Seattle, Past to Present, interprets the history of the foremost city in the Northwest and traces the implications of that history for the city’s present and future. In the process Seattle emerges not as a rough, half-formed frontier town but as a soft city of streets and houses, middle-class in aspiration and achievement; Roger Sale asks how it came to be that way.
The methods Sale employs range from demographic analysis and residential survey to portraiture and personal observation and reflection. He highlights what was most important in each of the city’s major periods from the founding, when the settlers, in waiting forty years for the railroads to come, meanwhile built a city to which the railroads had to come, down to the post-Boeing Seattle of the 1970’s, when the city tried for the first time to discover a sense of itself based on the truths and lessons of its own past.
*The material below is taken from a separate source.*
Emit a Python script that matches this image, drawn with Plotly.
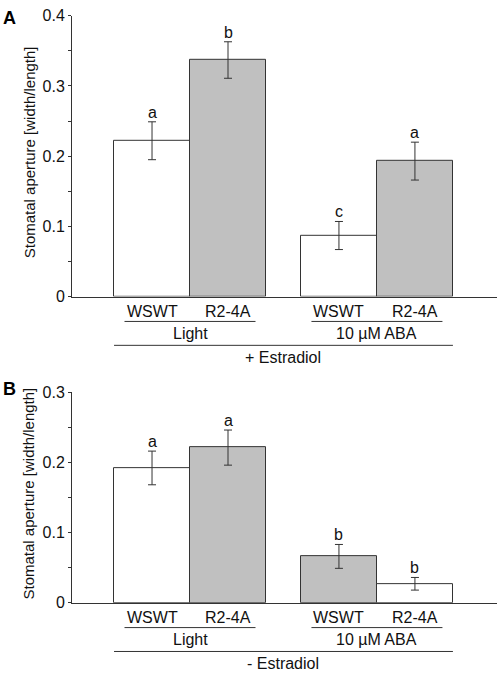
import plotly.graph_objects as go

# ---------------- data ----------------
categories = ["WSWT", "R2-4A", "WSWT", "R2-4A"]
groups = ["Light", "10 µM ABA"]

a_means = [0.222, 0.337, 0.087, 0.193]
a_errs = [0.027, 0.026, 0.020, 0.027]
a_letters = ["a", "b", "c", "a"]
a_fill = ["white", "gray", "white", "gray"]
a_treatment = "+ Estradiol"

b_means = [0.192, 0.221, 0.066, 0.027]
b_errs = [0.024, 0.025, 0.017, 0.009]
b_letters = ["a", "a", "b", "b"]
b_fill = ["white", "gray", "gray", "white"]
b_treatment = "- Estradiol"

y_label = "Stomatal aperture [width/length]"
a_ticks = [0, 0.1, 0.2, 0.3, 0.4]
b_ticks = [0, 0.1, 0.2, 0.3]

# ---------------- layout constants ----------------
W, H = 498, 679
x_pos = [0, 1, 2.46, 3.46]
x_range = [-1.053, 4.54]
FONT = "Liberation Sans, Arial, sans-serif"
TXT = "#111111"
LINE = "#333333"
COLORS = {"white": "#ffffff", "gray": "#c0c0c0"}
FS = 16


def py(px):
    return 1 - px / H


fig = go.Figure()

panels = [
    dict(means=a_means, errs=a_errs, letters=a_letters, fill=a_fill, treat=a_treatment,
         ticks=a_ticks, top=8, bottom=296, xa="x", ya="y", tag="A", tagy=10.5),
    dict(means=b_means, errs=b_errs, letters=b_letters, fill=b_fill, treat=b_treatment,
         ticks=b_ticks, top=394, bottom=610, xa="x2", ya="y2", tag="B", tagy=391),
]

annotations = []
shapes = []

for i, p in enumerate(panels):
    fig.add_trace(go.Bar(
        x=x_pos, y=p["means"], width=1.0,
        marker=dict(color=[COLORS[c] for c in p["fill"]], line=dict(color=LINE, width=1)),
        error_y=dict(type="data", array=p["errs"], visible=True, color=LINE, thickness=1, width=4),
        xaxis=p["xa"], yaxis=p["ya"], showlegend=False, hoverinfo="skip",
    ))
    # significance letters
    for xp, m, e, L in zip(x_pos, p["means"], p["errs"], p["letters"]):
        annotations.append(dict(x=xp, y=m + e, xref=p["xa"], yref=p["ya"], text=L,
                                showarrow=False, yanchor="bottom", yshift=-1,
                                font=dict(size=FS, color=TXT, family=FONT)))
    b0 = p["bottom"]
    # category labels
    for xp, c in zip(x_pos, categories):
        annotations.append(dict(x=xp, y=py(b0 + 15.5), xref=p["xa"], yref="paper", text=c,
                                showarrow=False, yanchor="middle",
                                font=dict(size=FS, color=TXT, family=FONT)))
    # group underlines and labels
    for g, (x0, x1) in enumerate([(x_pos[0], x_pos[1]), (x_pos[2], x_pos[3])]):
        c = (x0 + x1) / 2
        shapes.append(dict(type="line", xref=p["xa"], yref="paper", x0=c - 0.862, x1=c + 0.862,
                           y0=py(b0 + 25.5), y1=py(b0 + 25.5), line=dict(color=LINE, width=1)))
        annotations.append(dict(x=c, y=py(b0 + 37.5), xref=p["xa"], yref="paper", text=groups[g],
                                showarrow=False, yanchor="middle",
                                font=dict(size=FS, color=TXT, family=FONT)))
    # treatment line and label
    shapes.append(dict(type="line", xref=p["xa"], yref="paper", x0=x_pos[0] - 0.5, x1=x_pos[3] + 0.5,
                       y0=py(b0 + 50), y1=py(b0 + 50), line=dict(color=LINE, width=1)))
    annotations.append(dict(x=(x_pos[0] + x_pos[3]) / 2, y=py(b0 + 62), xref=p["xa"], yref="paper",
                            text=p["treat"], showarrow=False, yanchor="middle",
                            font=dict(size=FS, color=TXT, family=FONT)))
    # y axis title
    annotations.append(dict(x=29 / W, y=py((p["top"] + p["bottom"]) / 2 - 4), xref="paper", yref="paper",
                            text=y_label, textangle=-90, showarrow=False,
                            xanchor="center", yanchor="middle",
                            font=dict(size=15, color=TXT, family=FONT)))
    # panel tag
    annotations.append(dict(x=9 / W, y=py(p["tagy"]), xref="paper", yref="paper",
                            text="<b>%s</b>" % p["tag"], showarrow=False,
                            xanchor="center", yanchor="middle",
                            font=dict(size=18, color="#000000", family=FONT)))

xdom = [72 / W, 497 / W]
common_x = dict(range=x_range, showline=True, linecolor=LINE, linewidth=1, showgrid=False,
                zeroline=False, showticklabels=False, ticks="", fixedrange=True)


def yax(p, anchor):
    return dict(domain=[py(p["bottom"]), py(p["top"])], range=[0, p["ticks"][-1]],
                tickvals=p["ticks"], ticktext=[("%g" % t) for t in p["ticks"]],
                showline=True, linecolor=LINE, linewidth=1, showgrid=False, zeroline=False,
                ticks="outside", ticklen=3, tickcolor=LINE, tickwidth=1,
                minor=dict(dtick=0.05, ticks="outside", ticklen=3, tickcolor=LINE, tickwidth=1, showgrid=False),
                tickfont=dict(size=FS, color=TXT, family=FONT), anchor=anchor, fixedrange=True)


fig.update_layout(
    width=W, height=H, margin=dict(l=0, r=0, t=0, b=0),
    paper_bgcolor="white", plot_bgcolor="white",
    xaxis=dict(domain=xdom, anchor="y", **common_x),
    xaxis2=dict(domain=xdom, anchor="y2", **common_x),
    yaxis=yax(panels[0], "x"),
    yaxis2=yax(panels[1], "x2"),
    annotations=annotations, shapes=shapes, bargap=0,
    font=dict(family=FONT, color=TXT),
)

fig.write_html("out.html", config={"displayModeBar": False},
               post_script="document.body.style.margin='0';document.body.style.overflow='hidden';")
Along the way one finds a good deal that has been obscured or ignored in other books on Seattle and in most books on the history of American cities: a discussion of the economic diversity of late-nineteenth-century Seattle which allowed it to grow; a description of the major achievements of the first boom years, in parks, boulevards, and neighborhoods of quiet eleganced; portraits of people like Vernon Parrington, Nellie Cornish, and Mark Tobey who came to Seattle and flourished here; an assessment of Seattle’s new vitality as the result of natives and newcomers mixing both in harmony and in antagonism.